▸ Recorded data
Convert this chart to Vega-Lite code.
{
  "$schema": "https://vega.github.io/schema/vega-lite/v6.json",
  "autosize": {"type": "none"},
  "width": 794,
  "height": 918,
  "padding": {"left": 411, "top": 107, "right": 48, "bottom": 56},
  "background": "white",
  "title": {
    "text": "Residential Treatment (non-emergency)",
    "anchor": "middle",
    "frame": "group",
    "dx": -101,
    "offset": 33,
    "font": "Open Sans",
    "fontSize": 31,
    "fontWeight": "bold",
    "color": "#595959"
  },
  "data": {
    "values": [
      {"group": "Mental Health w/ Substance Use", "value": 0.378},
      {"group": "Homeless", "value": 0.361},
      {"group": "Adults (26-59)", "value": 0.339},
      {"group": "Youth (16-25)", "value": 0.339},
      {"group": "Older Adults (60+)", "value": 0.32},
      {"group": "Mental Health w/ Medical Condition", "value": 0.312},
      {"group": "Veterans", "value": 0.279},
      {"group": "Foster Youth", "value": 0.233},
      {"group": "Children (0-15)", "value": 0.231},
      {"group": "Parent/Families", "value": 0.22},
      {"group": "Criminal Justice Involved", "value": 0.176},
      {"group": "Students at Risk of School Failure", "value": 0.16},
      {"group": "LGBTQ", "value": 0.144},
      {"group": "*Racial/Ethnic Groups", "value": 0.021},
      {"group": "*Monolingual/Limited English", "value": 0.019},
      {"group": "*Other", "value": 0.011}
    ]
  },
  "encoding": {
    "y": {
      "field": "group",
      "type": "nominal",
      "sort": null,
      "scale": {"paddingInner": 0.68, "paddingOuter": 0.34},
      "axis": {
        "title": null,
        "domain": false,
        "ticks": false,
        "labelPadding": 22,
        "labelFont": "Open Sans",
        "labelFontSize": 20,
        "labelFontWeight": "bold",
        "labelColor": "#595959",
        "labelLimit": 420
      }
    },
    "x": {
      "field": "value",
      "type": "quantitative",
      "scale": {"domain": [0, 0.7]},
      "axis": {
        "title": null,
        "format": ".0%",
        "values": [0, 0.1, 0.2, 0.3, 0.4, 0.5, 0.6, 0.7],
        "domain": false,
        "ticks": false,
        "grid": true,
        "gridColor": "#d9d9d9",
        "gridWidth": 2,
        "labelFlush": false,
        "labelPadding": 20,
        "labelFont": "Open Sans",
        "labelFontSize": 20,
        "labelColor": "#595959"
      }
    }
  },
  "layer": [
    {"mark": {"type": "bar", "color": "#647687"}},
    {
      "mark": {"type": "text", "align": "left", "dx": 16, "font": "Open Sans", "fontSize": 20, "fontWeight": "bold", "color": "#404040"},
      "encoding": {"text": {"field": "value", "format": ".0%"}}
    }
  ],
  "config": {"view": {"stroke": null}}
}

▸ Exercise
Repeat the data exactly. Leave nothing out.

▸ Correct response
Convert this chart to Vega-Lite code.
{
  "$schema": "https://vega.github.io/schema/vega-lite/v6.json",
  "autosize": {"type": "none"},
  "width": 794,
  "height": 918,
  "padding": {"left": 411, "top": 107, "right": 48, "bottom": 56},
  "background": "white",
  "title": {
    "text": "Residential Treatment (non-emergency)",
    "anchor": "middle",
    "frame": "group",
    "dx": -101,
    "offset": 33,
    "font": "Open Sans",
    "fontSize": 31,
    "fontWeight": "bold",
    "color": "#595959"
  },
  "data": {
    "values": [
      {"group": "Mental Health w/ Substance Use", "value": 0.378},
      {"group": "Homeless", "value": 0.361},
      {"group": "Adults (26-59)", "value": 0.339},
      {"group": "Youth (16-25)", "value": 0.339},
      {"group": "Older Adults (60+)", "value": 0.32},
      {"group": "Mental Health w/ Medical Condition", "value": 0.312},
      {"group": "Veterans", "value": 0.279},
      {"group": "Foster Youth", "value": 0.233},
      {"group": "Children (0-15)", "value": 0.231},
      {"group": "Parent/Families", "value": 0.22},
      {"group": "Criminal Justice Involved", "value": 0.176},
      {"group": "Students at Risk of School Failure", "value": 0.16},
      {"group": "LGBTQ", "value": 0.144},
      {"group": "*Racial/Ethnic Groups", "value": 0.021},
      {"group": "*Monolingual/Limited English", "value": 0.019},
      {"group": "*Other", "value": 0.011}
    ]
  },
  "encoding": {
    "y": {
      "field": "group",
      "type": "nominal",
      "sort": null,
      "scale": {"paddingInner": 0.68, "paddingOuter": 0.34},
      "axis": {
        "title": null,
        "domain": false,
        "ticks": false,
        "labelPadding": 22,
        "labelFont": "Open Sans",
        "labelFontSize": 20,
        "labelFontWeight": "bold",
        "labelColor": "#595959",
        "labelLimit": 420
      }
    },
    "x": {
      "field": "value",
      "type": "quantitative",
      "scale": {"domain": [0, 0.7]},
      "axis": {
        "title": null,
        "format": ".0%",
        "values": [0, 0.1, 0.2, 0.3, 0.4, 0.5, 0.6, 0.7],
        "domain": false,
        "ticks": false,
        "grid": true,
        "gridColor": "#d9d9d9",
        "gridWidth": 2,
        "labelFlush": false,
        "labelPadding": 20,
        "labelFont": "Open Sans",
        "labelFontSize": 20,
        "labelColor": "#595959"
      }
    }
  },
  "layer": [
    {"mark": {"type": "bar", "color": "#647687"}},
    {
      "mark": {"type": "text", "align": "left", "dx": 16, "font": "Open Sans", "fontSize": 20, "fontWeight": "bold", "color": "#404040"},
      "encoding": {"text": {"field": "value", "format": ".0%"}}
    }
  ],
  "config": {"view": {"stroke": null}}
}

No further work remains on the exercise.